## [Stated task]
Make an exact copy of all the material below, apart from the pictures.

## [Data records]
== == ==
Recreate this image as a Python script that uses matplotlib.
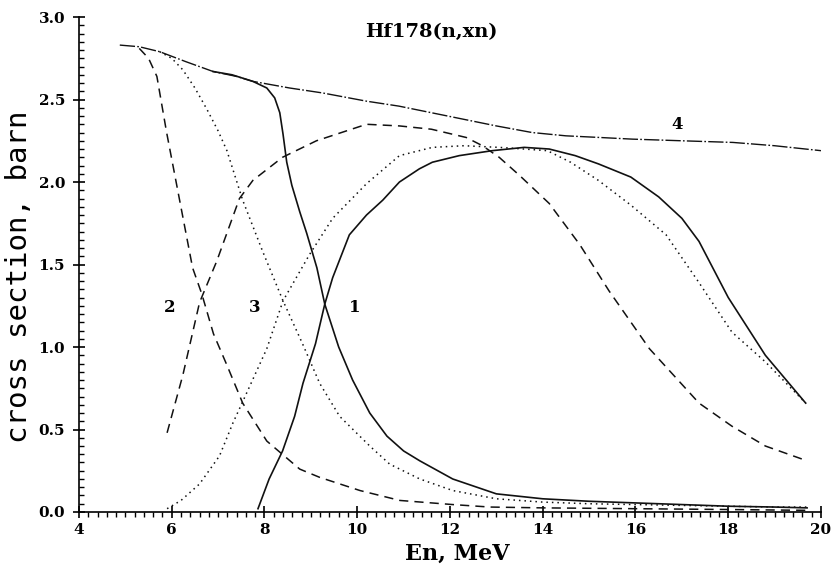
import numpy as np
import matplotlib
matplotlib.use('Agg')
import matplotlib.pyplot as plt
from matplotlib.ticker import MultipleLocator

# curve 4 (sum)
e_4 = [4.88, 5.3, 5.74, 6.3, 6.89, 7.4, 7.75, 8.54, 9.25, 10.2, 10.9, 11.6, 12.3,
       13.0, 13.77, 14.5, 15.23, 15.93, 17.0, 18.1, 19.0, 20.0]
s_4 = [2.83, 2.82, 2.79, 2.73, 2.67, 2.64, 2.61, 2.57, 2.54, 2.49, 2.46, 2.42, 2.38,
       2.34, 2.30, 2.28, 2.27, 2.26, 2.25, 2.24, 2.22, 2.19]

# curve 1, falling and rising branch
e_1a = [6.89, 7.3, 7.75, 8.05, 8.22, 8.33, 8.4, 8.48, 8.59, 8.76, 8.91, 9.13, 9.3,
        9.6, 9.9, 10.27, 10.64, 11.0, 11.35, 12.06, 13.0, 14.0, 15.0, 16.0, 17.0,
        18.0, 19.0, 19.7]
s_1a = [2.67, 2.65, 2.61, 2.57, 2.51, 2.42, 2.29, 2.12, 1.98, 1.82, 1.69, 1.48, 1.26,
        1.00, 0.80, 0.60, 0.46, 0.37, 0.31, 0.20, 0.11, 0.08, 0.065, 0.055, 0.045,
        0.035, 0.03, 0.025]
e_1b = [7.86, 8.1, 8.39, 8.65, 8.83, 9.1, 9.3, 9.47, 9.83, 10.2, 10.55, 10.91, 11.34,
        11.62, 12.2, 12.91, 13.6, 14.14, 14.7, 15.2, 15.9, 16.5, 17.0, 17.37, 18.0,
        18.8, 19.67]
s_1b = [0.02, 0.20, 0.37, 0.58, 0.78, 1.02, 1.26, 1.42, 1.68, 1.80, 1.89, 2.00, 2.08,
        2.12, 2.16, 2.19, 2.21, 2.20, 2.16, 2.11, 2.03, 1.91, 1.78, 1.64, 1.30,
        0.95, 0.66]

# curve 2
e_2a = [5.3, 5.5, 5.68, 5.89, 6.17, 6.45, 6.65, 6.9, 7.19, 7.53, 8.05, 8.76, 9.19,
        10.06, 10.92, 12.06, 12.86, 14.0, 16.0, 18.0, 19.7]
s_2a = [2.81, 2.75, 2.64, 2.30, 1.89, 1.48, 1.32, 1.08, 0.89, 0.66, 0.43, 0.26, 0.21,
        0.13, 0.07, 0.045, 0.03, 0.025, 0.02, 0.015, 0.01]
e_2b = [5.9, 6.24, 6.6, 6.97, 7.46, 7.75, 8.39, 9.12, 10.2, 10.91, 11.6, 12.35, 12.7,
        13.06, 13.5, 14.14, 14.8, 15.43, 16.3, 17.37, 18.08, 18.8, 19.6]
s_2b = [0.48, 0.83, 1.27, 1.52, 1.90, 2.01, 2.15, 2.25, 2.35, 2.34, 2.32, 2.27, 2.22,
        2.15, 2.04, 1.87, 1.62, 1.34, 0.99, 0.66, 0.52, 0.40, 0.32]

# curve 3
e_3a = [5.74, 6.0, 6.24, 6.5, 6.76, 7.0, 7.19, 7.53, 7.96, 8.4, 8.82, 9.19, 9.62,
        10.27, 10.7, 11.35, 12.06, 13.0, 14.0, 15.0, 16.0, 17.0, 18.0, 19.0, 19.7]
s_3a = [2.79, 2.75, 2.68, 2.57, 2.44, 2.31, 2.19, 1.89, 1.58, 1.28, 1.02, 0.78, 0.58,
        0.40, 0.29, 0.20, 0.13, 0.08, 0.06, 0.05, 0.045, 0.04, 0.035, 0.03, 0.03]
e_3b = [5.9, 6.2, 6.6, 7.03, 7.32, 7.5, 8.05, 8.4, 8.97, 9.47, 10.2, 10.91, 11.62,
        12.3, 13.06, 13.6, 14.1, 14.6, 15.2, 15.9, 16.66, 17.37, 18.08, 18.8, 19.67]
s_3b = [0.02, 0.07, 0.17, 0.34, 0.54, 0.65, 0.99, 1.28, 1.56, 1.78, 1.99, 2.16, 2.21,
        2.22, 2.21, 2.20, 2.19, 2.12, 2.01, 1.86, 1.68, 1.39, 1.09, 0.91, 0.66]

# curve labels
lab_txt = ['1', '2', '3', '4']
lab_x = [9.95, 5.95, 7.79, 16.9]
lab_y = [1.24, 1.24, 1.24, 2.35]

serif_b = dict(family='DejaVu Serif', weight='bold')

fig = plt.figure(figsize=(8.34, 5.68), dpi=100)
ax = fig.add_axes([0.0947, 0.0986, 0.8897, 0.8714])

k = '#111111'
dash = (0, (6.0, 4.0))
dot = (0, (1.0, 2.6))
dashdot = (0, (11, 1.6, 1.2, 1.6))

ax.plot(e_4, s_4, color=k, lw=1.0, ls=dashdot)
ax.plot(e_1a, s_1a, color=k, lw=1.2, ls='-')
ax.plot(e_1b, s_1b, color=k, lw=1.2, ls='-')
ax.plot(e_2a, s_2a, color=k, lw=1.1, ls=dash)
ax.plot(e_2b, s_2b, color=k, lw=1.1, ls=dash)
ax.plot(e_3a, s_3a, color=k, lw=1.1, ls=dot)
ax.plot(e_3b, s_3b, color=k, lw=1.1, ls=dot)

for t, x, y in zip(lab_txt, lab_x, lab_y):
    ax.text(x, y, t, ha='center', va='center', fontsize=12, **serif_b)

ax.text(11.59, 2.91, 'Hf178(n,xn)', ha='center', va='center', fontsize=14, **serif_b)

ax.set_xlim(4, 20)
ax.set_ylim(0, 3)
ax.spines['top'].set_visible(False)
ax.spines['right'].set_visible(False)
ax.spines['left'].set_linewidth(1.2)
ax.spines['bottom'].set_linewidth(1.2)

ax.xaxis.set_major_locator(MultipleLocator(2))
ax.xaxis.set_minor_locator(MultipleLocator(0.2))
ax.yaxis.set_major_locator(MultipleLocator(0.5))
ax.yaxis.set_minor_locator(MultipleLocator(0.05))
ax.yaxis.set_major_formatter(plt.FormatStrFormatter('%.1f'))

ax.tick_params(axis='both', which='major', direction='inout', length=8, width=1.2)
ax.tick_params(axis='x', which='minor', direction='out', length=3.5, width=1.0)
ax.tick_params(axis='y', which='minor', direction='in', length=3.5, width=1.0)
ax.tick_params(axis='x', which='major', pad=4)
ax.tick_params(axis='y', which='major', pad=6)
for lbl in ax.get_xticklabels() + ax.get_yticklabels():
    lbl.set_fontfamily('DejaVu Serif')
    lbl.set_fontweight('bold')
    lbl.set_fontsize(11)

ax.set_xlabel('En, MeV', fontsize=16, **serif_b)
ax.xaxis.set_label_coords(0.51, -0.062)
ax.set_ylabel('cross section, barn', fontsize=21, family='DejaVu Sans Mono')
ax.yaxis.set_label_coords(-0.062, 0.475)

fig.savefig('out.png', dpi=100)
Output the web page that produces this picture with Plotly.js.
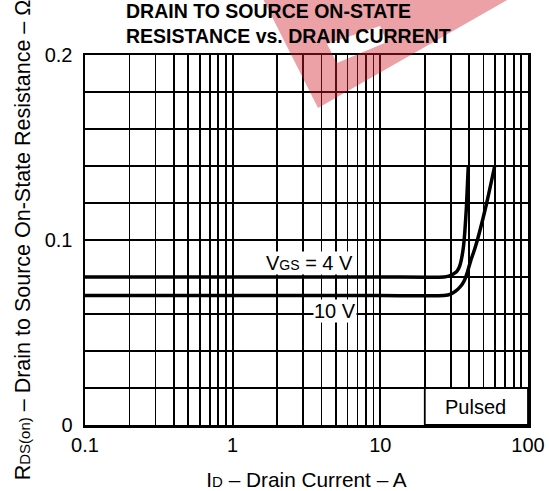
== == ==
## [Written answer]
Recreate this image as a Python script that uses matplotlib.
import numpy as np
import matplotlib
matplotlib.use('Agg')
import matplotlib.pyplot as plt
from matplotlib.ticker import MultipleLocator

# curve 4 (sum)
e_4 = [4.88, 5.3, 5.74, 6.3, 6.89, 7.4, 7.75, 8.54, 9.25, 10.2, 10.9, 11.6, 12.3,
       13.0, 13.77, 14.5, 15.23, 15.93, 17.0, 18.1, 19.0, 20.0]
s_4 = [2.83, 2.82, 2.79, 2.73, 2.67, 2.64, 2.61, 2.57, 2.54, 2.49, 2.46, 2.42, 2.38,
       2.34, 2.30, 2.28, 2.27, 2.26, 2.25, 2.24, 2.22, 2.19]

# curve 1, falling and rising branch
e_1a = [6.89, 7.3, 7.75, 8.05, 8.22, 8.33, 8.4, 8.48, 8.59, 8.76, 8.91, 9.13, 9.3,
        9.6, 9.9, 10.27, 10.64, 11.0, 11.35, 12.06, 13.0, 14.0, 15.0, 16.0, 17.0,
        18.0, 19.0, 19.7]
s_1a = [2.67, 2.65, 2.61, 2.57, 2.51, 2.42, 2.29, 2.12, 1.98, 1.82, 1.69, 1.48, 1.26,
        1.00, 0.80, 0.60, 0.46, 0.37, 0.31, 0.20, 0.11, 0.08, 0.065, 0.055, 0.045,
        0.035, 0.03, 0.025]
e_1b = [7.86, 8.1, 8.39, 8.65, 8.83, 9.1, 9.3, 9.47, 9.83, 10.2, 10.55, 10.91, 11.34,
        11.62, 12.2, 12.91, 13.6, 14.14, 14.7, 15.2, 15.9, 16.5, 17.0, 17.37, 18.0,
        18.8, 19.67]
s_1b = [0.02, 0.20, 0.37, 0.58, 0.78, 1.02, 1.26, 1.42, 1.68, 1.80, 1.89, 2.00, 2.08,
        2.12, 2.16, 2.19, 2.21, 2.20, 2.16, 2.11, 2.03, 1.91, 1.78, 1.64, 1.30,
        0.95, 0.66]

# curve 2
e_2a = [5.3, 5.5, 5.68, 5.89, 6.17, 6.45, 6.65, 6.9, 7.19, 7.53, 8.05, 8.76, 9.19,
        10.06, 10.92, 12.06, 12.86, 14.0, 16.0, 18.0, 19.7]
s_2a = [2.81, 2.75, 2.64, 2.30, 1.89, 1.48, 1.32, 1.08, 0.89, 0.66, 0.43, 0.26, 0.21,
        0.13, 0.07, 0.045, 0.03, 0.025, 0.02, 0.015, 0.01]
e_2b = [5.9, 6.24, 6.6, 6.97, 7.46, 7.75, 8.39, 9.12, 10.2, 10.91, 11.6, 12.35, 12.7,
        13.06, 13.5, 14.14, 14.8, 15.43, 16.3, 17.37, 18.08, 18.8, 19.6]
s_2b = [0.48, 0.83, 1.27, 1.52, 1.90, 2.01, 2.15, 2.25, 2.35, 2.34, 2.32, 2.27, 2.22,
        2.15, 2.04, 1.87, 1.62, 1.34, 0.99, 0.66, 0.52, 0.40, 0.32]

# curve 3
e_3a = [5.74, 6.0, 6.24, 6.5, 6.76, 7.0, 7.19, 7.53, 7.96, 8.4, 8.82, 9.19, 9.62,
        10.27, 10.7, 11.35, 12.06, 13.0, 14.0, 15.0, 16.0, 17.0, 18.0, 19.0, 19.7]
s_3a = [2.79, 2.75, 2.68, 2.57, 2.44, 2.31, 2.19, 1.89, 1.58, 1.28, 1.02, 0.78, 0.58,
        0.40, 0.29, 0.20, 0.13, 0.08, 0.06, 0.05, 0.045, 0.04, 0.035, 0.03, 0.03]
e_3b = [5.9, 6.2, 6.6, 7.03, 7.32, 7.5, 8.05, 8.4, 8.97, 9.47, 10.2, 10.91, 11.62,
        12.3, 13.06, 13.6, 14.1, 14.6, 15.2, 15.9, 16.66, 17.37, 18.08, 18.8, 19.67]
s_3b = [0.02, 0.07, 0.17, 0.34, 0.54, 0.65, 0.99, 1.28, 1.56, 1.78, 1.99, 2.16, 2.21,
        2.22, 2.21, 2.20, 2.19, 2.12, 2.01, 1.86, 1.68, 1.39, 1.09, 0.91, 0.66]

# curve labels
lab_txt = ['1', '2', '3', '4']
lab_x = [9.95, 5.95, 7.79, 16.9]
lab_y = [1.24, 1.24, 1.24, 2.35]

serif_b = dict(family='DejaVu Serif', weight='bold')

fig = plt.figure(figsize=(8.34, 5.68), dpi=100)
ax = fig.add_axes([0.0947, 0.0986, 0.8897, 0.8714])

k = '#111111'
dash = (0, (6.0, 4.0))
dot = (0, (1.0, 2.6))
dashdot = (0, (11, 1.6, 1.2, 1.6))

ax.plot(e_4, s_4, color=k, lw=1.0, ls=dashdot)
ax.plot(e_1a, s_1a, color=k, lw=1.2, ls='-')
ax.plot(e_1b, s_1b, color=k, lw=1.2, ls='-')
ax.plot(e_2a, s_2a, color=k, lw=1.1, ls=dash)
ax.plot(e_2b, s_2b, color=k, lw=1.1, ls=dash)
ax.plot(e_3a, s_3a, color=k, lw=1.1, ls=dot)
ax.plot(e_3b, s_3b, color=k, lw=1.1, ls=dot)

for t, x, y in zip(lab_txt, lab_x, lab_y):
    ax.text(x, y, t, ha='center', va='center', fontsize=12, **serif_b)

ax.text(11.59, 2.91, 'Hf178(n,xn)', ha='center', va='center', fontsize=14, **serif_b)

ax.set_xlim(4, 20)
ax.set_ylim(0, 3)
ax.spines['top'].set_visible(False)
ax.spines['right'].set_visible(False)
ax.spines['left'].set_linewidth(1.2)
ax.spines['bottom'].set_linewidth(1.2)

ax.xaxis.set_major_locator(MultipleLocator(2))
ax.xaxis.set_minor_locator(MultipleLocator(0.2))
ax.yaxis.set_major_locator(MultipleLocator(0.5))
ax.yaxis.set_minor_locator(MultipleLocator(0.05))
ax.yaxis.set_major_formatter(plt.FormatStrFormatter('%.1f'))

ax.tick_params(axis='both', which='major', direction='inout', length=8, width=1.2)
ax.tick_params(axis='x', which='minor', direction='out', length=3.5, width=1.0)
ax.tick_params(axis='y', which='minor', direction='in', length=3.5, width=1.0)
ax.tick_params(axis='x', which='major', pad=4)
ax.tick_params(axis='y', which='major', pad=6)
for lbl in ax.get_xticklabels() + ax.get_yticklabels():
    lbl.set_fontfamily('DejaVu Serif')
    lbl.set_fontweight('bold')
    lbl.set_fontsize(11)

ax.set_xlabel('En, MeV', fontsize=16, **serif_b)
ax.xaxis.set_label_coords(0.51, -0.062)
ax.set_ylabel('cross section, barn', fontsize=21, family='DejaVu Sans Mono')
ax.yaxis.set_label_coords(-0.062, 0.475)

fig.savefig('out.png', dpi=100)
Output the web page that produces this picture with Plotly.js.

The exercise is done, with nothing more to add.